Tesla is trying to deceive investors into thinking it has San Francisco Robotaxi (electrek.co)

🤖 AI Summary
Tesla’s Q3 shareholder letter claims it “launched ride‑hailing service in the Bay Area using Robotaxi technology,” but that phrasing appears misleading: California has not issued Tesla a permit to operate driverless taxis, and Tesla’s Bay Area offering is effectively a limited ride‑hail service for Early Access customers using Teslas with Level‑2 driver assist. CFO Vaibhav Taneja noted the fleet logged “more than a million miles” in the Bay Area, but those miles had a human “safety monitor” in the vehicle (with a kill switch) rather than true driverless operation.
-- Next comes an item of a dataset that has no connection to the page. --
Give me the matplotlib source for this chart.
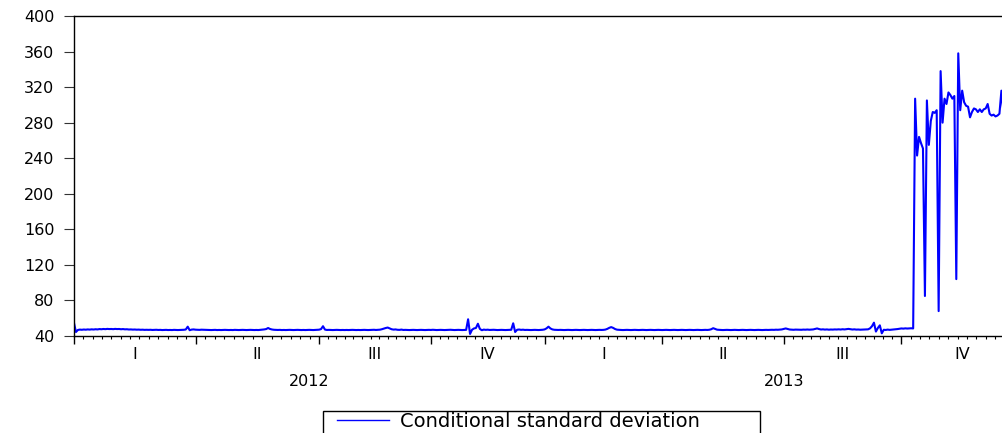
import numpy as np
import matplotlib
matplotlib.use('Agg')
import matplotlib.pyplot as plt
from matplotlib.patches import Rectangle

# Configurações do gráfico
plt.rcParams['font.family'] = ['DejaVu Sans']
plt.rcParams['font.size'] = 11.5

# Trimestres e anos do eixo horizontal
trimestres = ['I', 'II', 'III', 'IV', 'I', 'II', 'III', 'IV']
anos = ['2012', '2013']
dias_por_trimestre = [62, 63, 57, 58, 60, 62, 60, 62]

# Desvio padrão condicional (observações diárias)
sd_2012 = [
    54.6, 44.5, 46.8, 47.2, 47.0, 47.3, 47.1, 47.4, 47.2, 47.5, 47.3, 47.6, 47.4, 47.8, 47.6, 47.9, 47.7, 48.0, 47.8, 47.9,
    47.7, 48.0, 47.8, 47.9, 47.6, 47.8, 47.5, 47.6, 47.3, 47.4, 47.2, 47.3, 47.1, 47.2, 47.0, 47.1, 46.9, 47.0, 46.9, 47.0,
    46.8, 46.9, 47.0, 46.8, 46.9, 46.7, 46.8, 46.9, 46.7, 46.8, 46.7, 46.9, 46.8, 46.7, 46.8, 46.9, 47.0, 47.3, 50.5, 46.5,
    47.2, 47.4, 47.1, 47.0, 46.9, 47.1, 47.0, 46.8, 46.9, 46.8, 46.7, 46.8, 46.9, 46.7, 46.8, 46.7, 46.8, 46.9, 46.8, 46.7,
    46.8, 46.7, 46.9, 46.8, 46.7, 46.8, 46.9, 46.8, 46.7, 46.8, 46.9, 46.8, 46.7, 46.8, 46.7, 46.9, 47.0, 47.4, 47.8, 49.0,
    47.9, 47.3, 47.0, 46.9, 46.8, 46.9, 46.7, 46.8, 46.7, 46.8, 46.9, 46.8, 46.7, 46.8, 46.9, 46.8, 46.7, 46.8, 46.7, 46.8,
    46.9, 46.8, 46.7, 46.8, 46.9, 47.1, 47.8, 51.0, 47.2, 46.8, 46.9, 46.8, 46.7, 46.8, 46.9, 46.8, 46.7, 46.8, 46.7, 46.8,
    46.7, 46.8, 46.9, 46.8, 46.7, 46.8, 46.7, 46.8, 46.9, 46.8, 46.7, 46.8, 46.9, 47.0, 46.8, 46.9, 47.1, 47.6, 48.3, 49.0,
    49.5, 48.5, 47.6, 47.2, 47.4, 47.0, 46.9, 47.2, 46.8, 46.9, 46.8, 46.7, 46.8, 46.9, 46.8, 46.7, 46.8, 46.9, 46.8, 46.7,
    46.8, 46.9, 46.8, 47.0, 46.8, 46.7, 46.8, 46.9, 46.8, 46.7, 46.8, 46.9, 47.0, 46.8, 46.7, 46.8, 46.9, 46.8, 46.7, 46.8,
    46.9, 58.8, 42.3, 47.0, 48.5, 49.0, 53.8, 48.0, 46.5, 47.2, 46.9, 47.1, 46.8, 46.9, 47.0, 46.8, 46.7, 46.8, 46.9, 46.8,
    46.7, 46.8, 46.9, 47.0, 54.3, 44.5, 47.0, 47.3, 46.9, 47.1, 46.8, 46.9, 46.8, 46.7, 46.8, 46.9, 46.8, 46.7, 46.8, 47.0,
]

sd_2013_q1_q3 = [
    47.4, 48.6, 50.5, 48.5, 47.4, 47.0, 46.9, 46.8, 46.9, 46.8, 46.7, 46.8, 46.9, 46.8, 46.7, 46.8, 46.9, 46.8, 46.7, 46.8,
    46.9, 46.8, 46.7, 46.8, 46.9, 46.8, 46.7, 46.8, 46.9, 46.8, 46.9, 47.2, 48.0, 49.2, 50.0, 49.1, 47.8, 47.1, 46.9, 46.8,
    46.7, 46.8, 46.9, 46.8, 46.7, 46.8, 46.9, 46.8, 46.7, 46.8, 46.9, 46.8, 46.7, 46.8, 46.9, 46.8, 46.7, 46.8, 46.9, 46.8,
    46.7, 46.8, 46.9, 46.8, 46.7, 46.8, 46.9, 46.8, 46.7, 46.8, 46.9, 46.8, 46.7, 46.8, 46.9, 46.8, 46.7, 46.8, 46.9, 46.8,
    46.7, 46.8, 46.9, 46.8, 47.0, 47.6, 48.8, 47.9, 47.1, 46.9, 46.8, 46.7, 46.8, 46.9, 46.8, 46.7, 46.8, 46.9, 46.8, 46.7,
    46.8, 46.9, 46.8, 46.7, 46.8, 46.9, 46.8, 46.7, 46.8, 46.9, 46.8, 46.7, 46.8, 46.9, 46.8, 46.9, 47.0, 46.9, 47.1, 47.0,
    47.2, 47.4, 47.9, 48.5, 47.9, 47.3, 47.1, 47.0, 47.2, 47.1, 46.9, 47.0, 47.2, 47.1, 47.3, 47.1, 47.2, 47.4, 47.9, 48.5,
    47.8, 47.3, 47.5, 47.2, 47.4, 47.1, 47.3, 47.2, 47.4, 47.3, 47.5, 47.3, 47.6, 47.4, 47.7, 48.0, 47.6, 47.3, 47.5, 47.2,
    47.3, 47.1, 47.2, 47.4, 47.3, 47.5, 48.6, 51.0, 55.0, 45.0, 49.0, 52.0, 43.0, 47.0, 46.8, 47.2, 46.9, 47.1, 47.3, 47.5,
    47.8, 48.2,
]

sd_2013_q4 = [
    48.5, 48.3, 48.6, 48.4, 48.5, 48.7, 48.5,
    307, 243, 264, 257, 251, 85, 305, 255, 282, 292,
    291, 294, 68, 338, 280, 307, 301, 314, 311, 307,
    310, 104, 358, 294, 316, 303, 299, 298, 286, 292,
    296, 295, 292, 295, 292, 295, 296, 301, 290, 288,
    289, 287, 288, 290, 316, 292, 293,
]

serie = np.array(sd_2012 + sd_2013_q1_q3 + sd_2013_q4)
obs = np.arange(len(serie))
total_obs = sum(dias_por_trimestre)

# Figura; o eixo continua um pouco além da borda direita
fig = plt.figure(figsize=(10.03, 4.33), dpi=100)
ax = fig.add_axes([74 / 1003, 1 - 336 / 433, 947 / 1003, 320 / 433])

ax.plot(obs, serie, color='#0000ff', linewidth=1.5,
        label='Conditional standard deviation')

ax.set_xlim(0, total_obs - 1)
ax.set_ylim(40, 400)
ax.set_yticks(np.arange(40, 401, 40))

# Marcas principais no início de cada trimestre, secundárias semanais
inicio = np.concatenate([[0], np.cumsum(dias_por_trimestre)[:-1]])
ax.set_xticks(inicio)
ax.set_xticklabels([])
semanas = [s + n * k / 13 for s, n in zip(inicio, dias_por_trimestre) for k in range(1, 13)]
ax.set_xticks(semanas, minor=True)

ax.tick_params(axis='x', which='major', length=5.5, width=1.0, color='black')
ax.tick_params(axis='x', which='minor', length=2.5, width=0.8, color='black')
ax.tick_params(axis='y', length=7, width=0.8, pad=7, color='#333333')

for lado in ['left', 'bottom', 'top', 'right']:
    ax.spines[lado].set_linewidth(1.0)
    ax.spines[lado].set_color('black')

# Rótulos dos trimestres e dos anos
trans = ax.get_xaxis_transform()
for s, n, q in zip(inicio, dias_por_trimestre, trimestres):
    ax.text(s + n / 2, -0.057, q, transform=trans, ha='center', va='center')
for i, ano in enumerate(anos):
    s = inicio[4 * i]
    n = sum(dias_por_trimestre[4 * i:4 * i + 4])
    ax.text(s + n / 2, -0.142, ano, transform=trans, ha='center', va='center')

# Legenda abaixo do gráfico; a moldura desce além da borda inferior
leg = ax.legend(loc='upper left', bbox_to_anchor=(337 / 1003, 1 - 412 / 433),
                bbox_transform=fig.transFigure, borderaxespad=0, frameon=False,
                fontsize=14, handlelength=2.65, handletextpad=0.6,
                borderpad=0)
leg.get_lines()[0].set_linewidth(1.0)

moldura = Rectangle((323 / 1003, 1 - 445 / 433), 437 / 1003, 34 / 433,
                    transform=fig.transFigure, fill=False,
                    edgecolor='black', linewidth=1.0, clip_on=False)
fig.add_artist(moldura)

plt.savefig('out.png', dpi=100)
Tesla’s only public Robotaxi deployment that approaches autonomy is in Austin, Texas, launched in June, yet it also uses onboard safety monitors and has produced only limited public demonstrations (including a single autonomous delivery). The discrepancy matters because it highlights a gap between Tesla’s marketing and regulatory/technical reality: driverless taxi permits in California carry reporting obligations Tesla hasn’t pursued, and Musk’s recent rollout timelines (half the U.S. population, then 47 metros, now 8–10 metros) have repeatedly contracted. Technically, Tesla’s current systems are human‑supervised Level‑2 assistance, not SAE Level‑4 driverless service, which has implications for safety, regulatory compliance, investor transparency, and potential scrutiny over whether company statements overstate operational autonomy.